Il Concilio Vaticano II ha, in sintesi, sancito il superamento pieno e definitivo della separazione tra presbiterio e navata, fra clero e fedeli, che si differenziano solo per la diversità di uffici: quello sacerdotale ordinato da un lato, quello battesimale dall’altro.
L’assemblea ha acquistato lo status, che le proprio, di soggetto della celebrazione. Una celebrazione in cui la musica diventa parte essenziale e non più optional. Anche questa è stata una conquista importante del Concilio dopo il quale il canto e la musica durante la messa sono essi stessi preghiera. Perciò non si può partire da un testo qualsiasi, tanto per cantare, né trascurare “l’obiettivo fondamentale di una preghiera comunitaria autentica” così come precisato dalla Conferenza Episcopale canadese.
Un’alternativa e una differenza
Se però escludere l’assemblea dal canto è un abuso, coinvolgerla a prescindere – senza curare la sua preparazione – è un sacrilegio.
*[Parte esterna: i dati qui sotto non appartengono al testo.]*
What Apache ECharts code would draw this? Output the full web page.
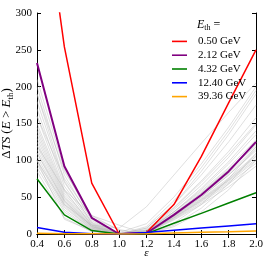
<!DOCTYPE html>
<html><head><meta charset="utf-8">
<script src="https://cdn.jsdelivr.net/npm/echarts@6/dist/echarts.min.js"></script>
<style>html,body{margin:0;padding:0;background:#fff}#c{width:266px;height:266px}</style>
</head><body><div id="c"></div>
<script>
const eps = [0.4, 0.6, 0.8, 1.0, 1.2, 1.4, 1.6, 1.8, 2.0];
const xTicks = [0.4, 0.6, 0.8, 1.0, 1.2, 1.4, 1.6, 1.8, 2.0];
const yTicks = [0, 50, 100, 150, 200, 250, 300];

const names = ['0.50 GeV', '2.12 GeV', '4.32 GeV', '12.40 GeV', '39.36 GeV'];
const colors = ['#ff0000', '#800080', '#008000', '#0000ff', '#ffa500'];
const red    = [522, 254, 69, 0, 2, 40, 105, 178, 250];
const purple = [232, 92, 22, 0, 1, 26, 53, 85, 125];
const green  = [75, 26, 4.6, 0, 0.5, 14.6, 28, 42, 56];
const blue   = [8.7, 2.3, 0.3, 0, 2, 5, 8, 11, 14];
const orange = [1, 0.5, 0.2, 0, 0.3, 1.5, 2.5, 3.2, 4];

const grey01 = [200, 80, 18, 0, 3, 30, 60, 95, 135];
const grey02 = [190, 72, 15, 0, 4, 33, 66, 104, 148];
const grey03 = [180, 70, 16, 1, 6, 36, 72, 112, 158];
const grey04 = [170, 65, 14, 0, 8, 40, 80, 125, 175];
const grey05 = [160, 60, 12, 0, 10, 45, 90, 140, 195];
const grey06 = [150, 58, 13, 1, 5, 30, 58, 90, 128];
const grey07 = [145, 55, 12, 0, 3, 28, 56, 88, 122];
const grey08 = [140, 52, 11, 0, 2, 25, 50, 80, 115];
const grey09 = [135, 50, 10, 0, 2, 24, 48, 76, 108];
const grey10 = [130, 48, 10, 0, 3, 26, 52, 82, 118];
const grey11 = [125, 46, 9, 0, 2, 22, 46, 73, 105];
const grey12 = [120, 44, 8, 0, 2, 21, 44, 70, 100];
const grey13 = [115, 42, 8, 0, 1, 20, 42, 68, 96];
const grey14 = [110, 40, 7, 0, 2, 23, 47, 74, 106];
const grey15 = [105, 38, 6, 0, 1, 19, 40, 64, 92];
const grey16 = [100, 36, 6, 0, 2, 24, 50, 80, 113];
const grey17 = [95, 33, 5, 0, 3, 27, 55, 87, 120];
const grey18 = [90, 30, 5, 0, 1, 22, 45, 72, 102];
const grey19 = [190, 85, 25, 5, 0, 15, 40, 75, 118];
const grey20 = [160, 75, 22, 6, 0, 12, 35, 68, 110];
const grey21 = [120, 60, 25, 12, 0, 10, 30, 60, 100];
const grey22 = [110, 45, 10, 2, 14, 50, 95, 145, 200];
const grey23 = [85, 22, 3, 0, 8, 40, 85, 135, 190];
const grey24 = [100, 40, 12, 8, 37, 80, 123, 165, 205];
const grey25 = [210, 88, 20, 0, 5, 35, 70, 108, 150];
const grey26 = [100, 20, 4, 0, 4, 30, 62, 98, 140];
const greys = [grey01, grey02, grey03, grey04, grey05, grey06, grey07, grey08, grey09, grey10, grey11, grey12, grey13,
  grey14, grey15, grey16, grey17, grey18, grey19, grey20, grey21, grey22, grey23, grey24, grey25, grey26];
const mains = [red, purple, green, blue, orange];

const FONT = 'Liberation Serif';
const pair = v => eps.map((x, i) => [x, v[i]]);
const series = [];
greys.forEach((g, i) => series.push({
  type: 'line', name: 'g' + i, data: pair(g), symbol: 'none', silent: true,
  lineStyle: {color: 'rgba(185,185,185,0.45)', width: 1}, z: 1
}));
mains.forEach((m, i) => series.push({
  type: 'line', name: names[i], data: pair(m), symbol: 'none',
  color: colors[i], lineStyle: {color: colors[i], width: i === 1 ? 2 : 1.5}, z: 3
}));

const baseX = {type: 'value', min: 0.4, max: 2.0, interval: 0.2, splitLine: {show: false},
  axisLine: {lineStyle: {color: '#000', width: 1}}, axisTick: {inside: true, length: 4, lineStyle: {color: '#000'}}};
const baseY = {type: 'value', min: 0, max: 300, interval: 50, splitLine: {show: false},
  axisLine: {lineStyle: {color: '#000', width: 1}}, axisTick: {inside: true, length: 4, lineStyle: {color: '#000'}}};

const chart = echarts.init(document.getElementById('c'), null, {renderer: 'canvas'});
chart.setOption({
  animation: false,
  textStyle: {fontFamily: FONT},
  grid: {left: 37, right: 10, top: 13, bottom: 32, show: false, containLabel: false, outerBoundsMode: 'none'},
  title: {
    text: '{i|E}{s|th}{n| =}', left: 197, top: 18, padding: 0,
    textStyle: {fontWeight: 'normal', rich: {
      i: {fontFamily: FONT, fontStyle: 'italic', fontWeight: 'normal', fontSize: 12, color: '#000'},
      s: {fontFamily: FONT, fontWeight: 'normal', fontSize: 8, color: '#000', padding: [6, 0, 0, 0]},
      n: {fontFamily: FONT, fontWeight: 'normal', fontSize: 12, color: '#000'}
    }}
  },
  legend: {
    data: names, orient: 'vertical', left: 172, top: 35, icon: 'rect', itemWidth: 15, itemHeight: 1.6,
    itemGap: 1, padding: 0,
    textStyle: {fontFamily: FONT, fontSize: 11, color: '#000', lineHeight: 12.8, padding: [0, 0, 0, 6]}
  },
  xAxis: [
    Object.assign({}, baseX, {position: 'bottom', name: 'ε', nameLocation: 'middle', nameGap: 14,
      nameMoveOverlap: false,
      nameTextStyle: {fontFamily: FONT, fontStyle: 'italic', fontSize: 11, color: '#000'},
      axisLabel: {fontFamily: FONT, fontSize: 11, color: '#000', margin: 5, formatter: v => v.toFixed(1)}}),
    Object.assign({}, baseX, {position: 'top', axisLabel: {show: false}})
  ],
  yAxis: [
    Object.assign({}, baseY, {position: 'left',
      name: '{n|Δ}{i|TS} {n|(}{i|E}{n| > }{i|E}{s|th}{n|)}', nameLocation: 'middle', nameRotate: 90, nameGap: 22,
      nameMoveOverlap: false,
      nameTextStyle: {rich: {
        n: {fontFamily: FONT, fontSize: 13, color: '#000'},
        i: {fontFamily: FONT, fontSize: 13, fontStyle: 'italic', color: '#000'},
        s: {fontFamily: FONT, fontSize: 9, color: '#000', padding: [7, 0, 0, 0]}
      }},
      axisLabel: {fontFamily: FONT, fontSize: 11, color: '#000', margin: 5}}),
    Object.assign({}, baseY, {position: 'right', axisLabel: {show: false}})
  ],
  series: series
});
</script></body></html>
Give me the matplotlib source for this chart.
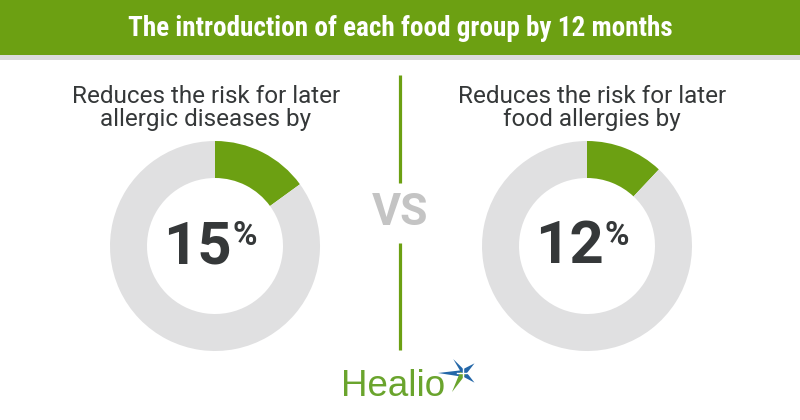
import matplotlib
matplotlib.use("Agg")
import matplotlib.pyplot as plt
from matplotlib.patches import Rectangle, Polygon
import numpy as np

title = "The introduction of each food group by 12 months"
labels = ["Reduces the risk for later\nallergic diseases by",
          "Reduces the risk for later\nfood allergies by"]
values = [15, 12]
brand = "Healio"

GREEN = "#6ca012"
GREY = "#e0e0e1"
DARK = "#353839"

fig = plt.figure(figsize=(8, 4.2), dpi=100)
ax = fig.add_axes([0, 0, 1, 1])

H = 420
def Y(py):
    return H - py

centers = [(215, 246), (587, 246)]
text_x = [206, 592]
R = 105
W = 37
for i, v in enumerate(values):
    cx, cy = centers[i]
    ax.pie([v, 100 - v], colors=[GREEN, GREY], startangle=90,
           counterclock=False, center=(cx, Y(cy)), radius=R,
           wedgeprops=dict(width=W, linewidth=0), frame=True)
    ax.text(text_x[i], Y(108), labels[i], ha="center", va="center",
            fontsize=17.5, color=DARK, family="Roboto", linespacing=1.05)
    # number
    ax.text(cx + 17, Y(247), str(v), ha="right", va="center", fontsize=43,
            fontweight="bold", color=DARK, family="Roboto")
    ax.text(cx + 18, Y(236), "%", ha="left", va="center", fontsize=24,
            fontweight="bold", color=DARK, family="Roboto")

ax.set_xlim(0, 800)
ax.set_ylim(0, 420)
ax.set_aspect("equal")
ax.axis("off")

# header
ax.add_patch(Rectangle((0, Y(55)), 800, 55, color=GREEN, lw=0))
ax.add_patch(Rectangle((0, Y(60)), 800, 5, color="#dcdcdc", lw=0))
ax.text(400, Y(29), title, color="white", ha="center", va="center",
        fontsize=19.5, fontweight="bold",
        family=["Roboto Condensed", "DejaVu Sans"], fontstretch="condensed")

# VS divider
ax.plot([400, 400], [Y(75), Y(183)], color=GREEN, lw=2.3, solid_capstyle="butt")
ax.plot([400, 400], [Y(243), Y(350)], color=GREEN, lw=2.3, solid_capstyle="butt")
ax.text(400, Y(213), "VS", ha="center", va="center", fontsize=32,
        fontweight="bold", color="#c4c4c4", family="Roboto")

# Healio logo
ax.text(341, Y(396), brand, ha="left", va="baseline", fontsize=26.5,
        color="#6aa42d", family="Liberation Sans")
sx, sy = 463, Y(373)
ray_ang = [180, 125, 40, -40]
ray_len = [25, 17, 15, 15]
pts = []
for a, r in zip(ray_ang, ray_len):
    ar = np.deg2rad(a)
    pts.append((sx + r * np.cos(ar), sy + r * np.sin(ar)))
    am = np.deg2rad(a - 40)
    pts.append((sx + 4 * np.cos(am), sy + 4 * np.sin(am)))
ax.add_patch(Polygon(pts, closed=True, color="#2467a8", lw=0))
ag = np.deg2rad(240)
gp = [(sx + 3 * np.cos(ag + 1.5), sy + 3 * np.sin(ag + 1.5)),
      (sx + 22 * np.cos(ag), sy + 22 * np.sin(ag)),
      (sx + 3 * np.cos(ag - 1.5), sy + 3 * np.sin(ag - 1.5))]
ax.add_patch(Polygon(gp, closed=True, color="#6aa42d", lw=0))
ax.plot([sx - 6, sx + 6], [sy, sy], color="white", lw=1)
ax.plot([sx, sx], [sy - 6, sy + 6], color="white", lw=1)

fig.savefig("out.png", dpi=100, facecolor="white")
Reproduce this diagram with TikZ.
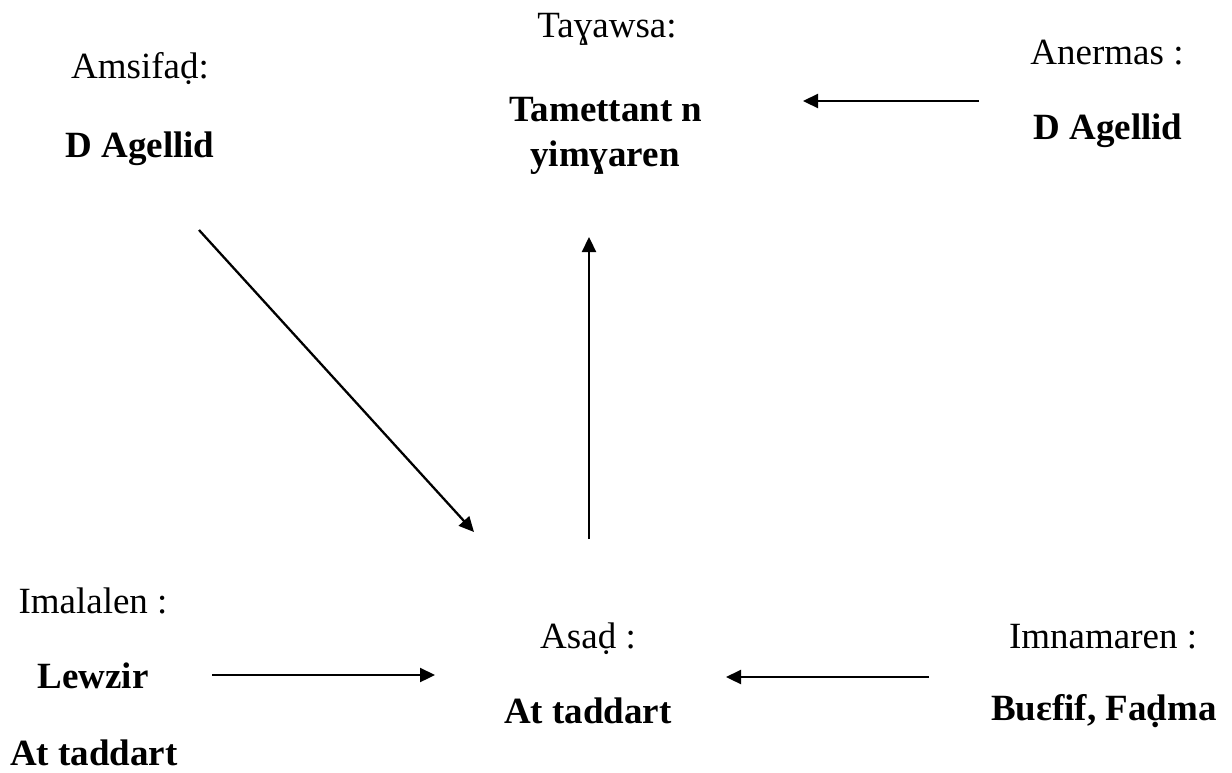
\documentclass[tikz,border=0pt]{standalone}
\usepackage{fontspec}
\setmainfont{Liberation Serif}
\usetikzlibrary{arrows.meta}
\begin{document}
\begin{tikzpicture}[x=1pt,y=-1pt,
  lbl/.style={anchor=base,inner sep=0pt,font=\fontsize{37}{44}\selectfont},
  blbl/.style={anchor=base,inner sep=0pt,font=\fontsize{37}{44}\selectfont\bfseries},
  conn/.style={line width=2.3pt,-{Triangle[length=15pt,width=14pt]}}]
\useasboundingbox[fill=white] (0,0) rectangle (1232,772);
% top left
\node[lbl]  (amsifad)   at (140,78)  {Amsifaḍ:};
\node[blbl] (dagl)      at (140,157) {D Agellid};
% top middle
\node[lbl]  (tayawsa)   at (607,37)  {Taɣawsa:};
\node[blbl] (tamettant) at (606,121) {Tamettant n};
\node[blbl] (yimyaren)  at (605,166) {yimɣaren};
% top right
\node[lbl]  (anermas)   at (1107,64)  {Anermas :};
\node[blbl] (dagr)      at (1108,139) {D Agellid};
% bottom left
\node[lbl]  (imalalen)  at (93,613) {Imalalen :};
\node[blbl] (lewzir)    at (93,688) {Lewzir};
\node[blbl] (attl)      at (94,765) {At taddart};
% bottom middle
\node[lbl]  (asad)      at (588,648) {Asaḍ :};
\node[blbl] (attm)      at (588,723) {At taddart};
% bottom right
\node[lbl]  (imnamaren) at (1103,648) {Imnamaren :};
\node[blbl] (buefif)    at (1104,720) {Buɛfif, Faḍma};
% arrow ends
\coordinate (d1) at (199,230);
\coordinate (d2) at (474,532);
\coordinate (v1) at (589,539);
\coordinate (v2) at (589,237);
\coordinate (t1) at (979,101);
\coordinate (t2) at (803,101);
\coordinate (l1) at (212,675);
\coordinate (l2) at (435,675);
\coordinate (r1) at (929,677);
\coordinate (r2) at (726,677);
\draw[conn] (d1) -- (d2);
\draw[conn] (v1) -- (v2);
\draw[conn] (t1) -- (t2);
\draw[conn] (l1) -- (l2);
\draw[conn] (r1) -- (r2);
\end{tikzpicture}
\end{document}
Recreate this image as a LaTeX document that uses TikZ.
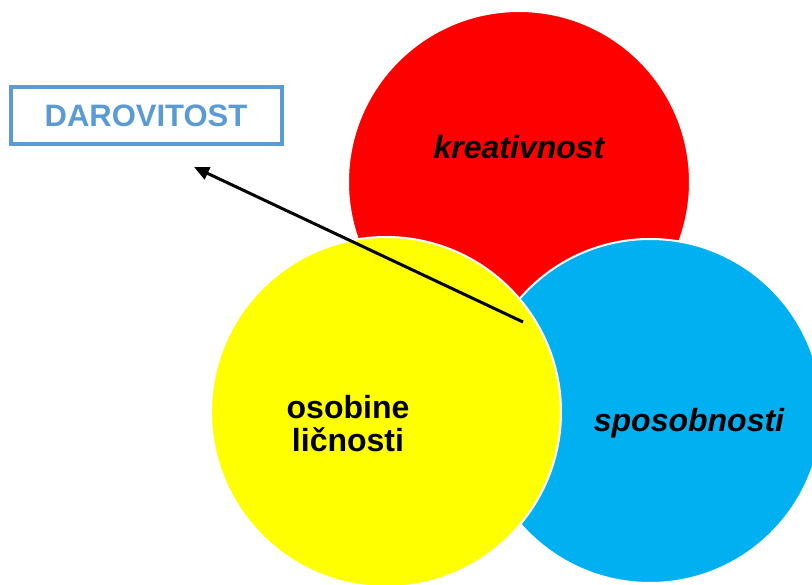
\documentclass[tikz,border=0pt]{standalone}
\usepackage{fontspec}
\setmainfont{Liberation Sans}
\usetikzlibrary{arrows.meta}
\definecolor{cred}{HTML}{FF0000}
\definecolor{cyel}{HTML}{FFFF00}
\definecolor{cblue}{HTML}{00B0F0}
\definecolor{cbox}{HTML}{5B9BD5}
\tikzset{
  disc/.style={circle, draw=white, line width=2pt, inner sep=0pt, minimum size=#1},
  lab/.style={font=\fontsize{32}{33}\selectfont\bfseries, text=black, align=center, inner sep=0pt},
  boxlab/.style={draw=cbox, line width=4pt, text=cbox, font=\fontsize{31}{33}\selectfont\bfseries,
     minimum width=271pt, minimum height=57pt, inner sep=0pt},
  arr/.style={line width=3pt, -{Triangle[length=15pt,width=13pt]}}
}
\begin{document}
\begin{tikzpicture}[x=1pt,y=-1pt]
\useasboundingbox (0,0) rectangle (812,585);
\node[disc=342pt, fill=cred] (red) at (519,182) {};
\node[disc=344pt, fill=cblue] (blue) at (650,411) {};
\node[disc=350pt, fill=cyel] (yellow) at (386,412) {};
\coordinate (astart) at (523,322);
\coordinate (aend) at (194,167);
\draw[arr] (astart) -- (aend);
\node[lab] (tk) at (519,147) {\itshape kreativnost};
\node[lab] (ts) at (689,423) {\itshape sposobnosti};
\node[lab] (to) at (348,424) {osobine\\ličnosti};
\node[boxlab] (dar) at (146,115.5) {DAROVITOST};
\end{tikzpicture}
\end{document}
La musica e il canto nel rito sono parti importanti e devono essere eseguiti con correttezza, competenza e impegno.
Così come vogliamo nelle nostre parrocchie organisti e strumentisti preparati, cori all’altezza del loro servizio, allo stesso modo dobbiamo esigere assemblee consapevoli, pronte e formate. In questo percorso la guida del canto dell’assemblea è una figura di primaria importanza, non solo durante la celebrazione, ma anche nella fase delle prove dei canti e dell’acculturazione musicale dei parrocchiani.
“In un mondo in cui sembra regnare il chiasso, lo schiamazzo, a volte la volgarità – dice don Antonio Parisi, uno dei massimi esperti di musica liturgica in Italia - la comunità dei credenti offre un’alternativa e una differenza. Essa risponde con la bellezza, il silenzio, lo stupore, la meraviglia, lo splendore dei propri canti, dei gesti, dei simboli, delle preghiere, il tutto celebrato con nobile semplicità, come ci raccomanda il Concilio Vaticano II”.